The problem was recognized years ago in JDK-7025832 but was rejected to change it due to concerns over backward compatibility.
The problem - when UUID v7 is introduced - is that it becomes apparent that the JDK does not sort the UUID in the same way as the database does or indeed any other language. Previously, this was less of a concern because there was less of reason to sort UUIDs.
To be specific, what you expect - and what both the old RFC-4122 spec and the newer RFC-9562 states in their own words - is that UUIDs should be lexicographically sorted, i.e. as if by comparing two arrays of bytes (len=16) where each byte is a value 0-255 ( as opposed to a value -128 to 127). An implementation could be:
public int compareToLexi(UUID val) {
int mostSigBits = Long.compareUnsigned(this.mostSigBits, val.mostSigBits);
return mostSigBits != 0 ? mostSigBits : Long.compareUnsigned(this.leastSigBits, val.leastSigBits);
}
This would be exactly equal to a method which compares byte arrays as described above.

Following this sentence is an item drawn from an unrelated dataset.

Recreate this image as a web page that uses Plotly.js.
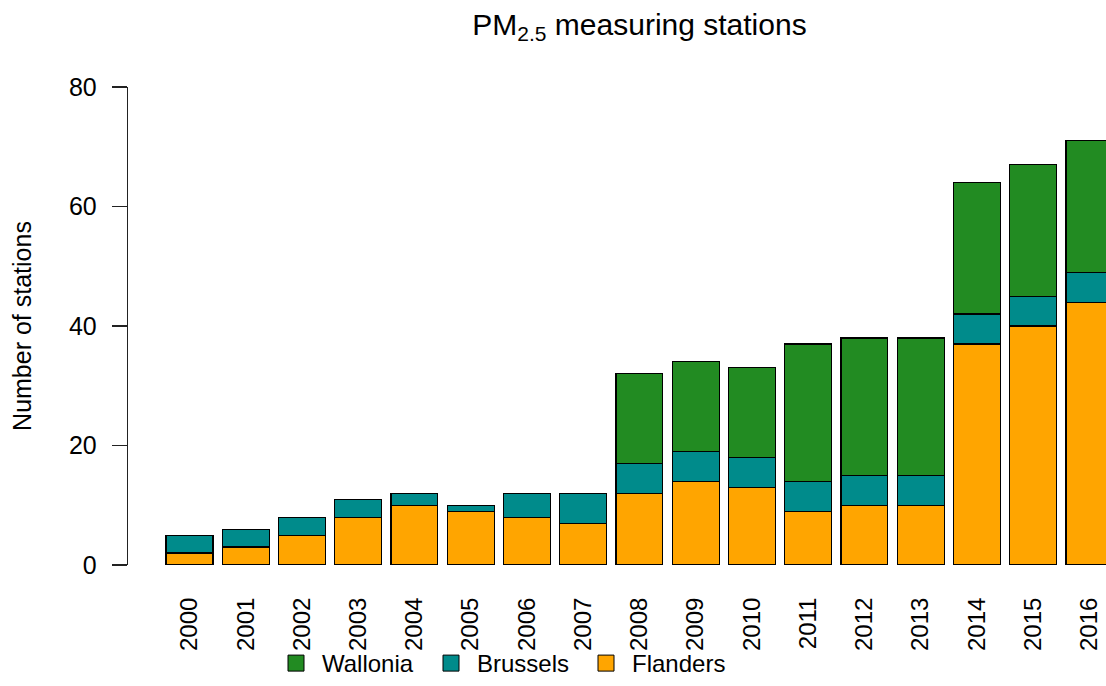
<!DOCTYPE html>
<html>
<head>
<meta charset="utf-8">
<script src="https://cdn.plot.ly/plotly-3.0.1.min.js"></script>
<style>html,body{margin:0;padding:0;background:#fff}#chart{width:1106px;height:686px}</style>
</head>
<body>
<div id="chart"></div>
<script>
const years = ['2000','2001','2002','2003','2004','2005','2006','2007','2008','2009','2010','2011','2012','2013','2014','2015','2016'];
const flanders = [2,3,5,8,10,9,8,7,12,14,13,9,10,10,37,40,44];
const brussels = [3,3,3,3,2,1,4,5,5,5,5,5,5,5,5,5,5];
const wallonia = [0,0,0,0,0,0,0,0,15,15,15,23,23,23,22,22,22];
const yTicks = [0,20,40,60,80];

const colors = {Wallonia:'#228B22', Brussels:'#008B8B', Flanders:'#FFA500'};
const FONT = 'Liberation Sans, Arial, sans-serif';

function barTrace(name, vals){
  return {type:'bar', name:name, x:years, y:vals.map(v => v === 0 ? null : v), showlegend:false,
    marker:{color:colors[name], line:{color:'#000', width:1.2}}, hoverinfo:'x+y+name'};
}
function legendTrace(name){
  return {type:'scatter', mode:'markers', name:name, x:[null], y:[null],
    marker:{symbol:'square', size:16, color:colors[name], line:{color:'#000', width:1}}};
}
const data = [
  barTrace('Flanders', flanders),
  barTrace('Brussels', brussels),
  barTrace('Wallonia', wallonia),
  legendTrace('Wallonia'),
  legendTrace('Brussels'),
  legendTrace('Flanders')
];
const layout = {
  width:1106, height:686,
  margin:{l:128, r:0, t:87, b:121, autoexpand:false},
  paper_bgcolor:'#fff', plot_bgcolor:'#fff',
  font:{family:FONT, size:24, color:'#000'},
  barmode:'stack', bargap:1/6,
  title:{text:'PM<sub>2.5</sub> measuring stations', font:{size:30, family:FONT, color:'#000'},
    xref:'container', yref:'container', x:639.5/1106, xanchor:'center', y:1-24/686, yanchor:'middle'},
  xaxis:{type:'category', range:[-1.093, 16.295], showline:false, showgrid:false, zeroline:false,
    ticks:'outside', ticklen:22, tickcolor:'rgba(0,0,0,0)', tickangle:-90,
    tickfont:{size:24, family:FONT, color:'#000'}, fixedrange:true, automargin:false},
  yaxis:{range:[0,80], tickvals:yTicks, ticktext:yTicks.map(String), showline:true, linecolor:'#222', linewidth:1.3,
    ticks:'outside', ticklen:15, tickwidth:1.3, tickcolor:'#222', showgrid:false, zeroline:false,
    ticklabelstandoff:10, tickfont:{size:25, family:FONT, color:'#000'},
    title:{text:'Number of stations', font:{size:25, family:FONT, color:'#000'}, standoff:30}, fixedrange:true},
  showlegend:true,
  legend:{orientation:'h', traceorder:'normal', xref:'container', yref:'container',
    x:270/1106, xanchor:'left', y:0, yanchor:'bottom', itemwidth:42,
    font:{size:24, family:FONT, color:'#000'}, entrywidth:98, entrywidthmode:'pixels', bgcolor:'rgba(0,0,0,0)'}
};
Plotly.newPlot('chart', data, layout, {displayModeBar:false, staticPlot:true});
</script>
</body>
</html>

I do not suggest to change the existing compareTo() logic. But at the very least this legacy problem should be highlighted somewhere in the Javadoc. Addressing this, at least with a comment, would be part of a proper UUIDv7 implementation.
My 2c.
Should the existing UUID.timestamp() be updated to also support v7 uuid? If not, should there be another, similar method to extract the timestamp from a v7 UUID?
Should the existing UUID.timestamp() be updated to also support v7 uuid? If not, should there be another, similar method to extract the timestamp from a v7 UUID?
The timestamp for a version 1 is in 100ns units from the start of the Gregorian calendar. Version 7 is millis since the Unix epoch in version 7. There is some back and forth on this when the PR was initially created. So while it may be confusing to use epochMillis and have timestamp throw UOE, it would be a hazard to do otherwise.
while it may be confusing to use epochMillis and have timestamp throw UOE, it would be a hazard to do otherwise.
+1
Should there be another method added to extract the epoch millis from a v7 uuid?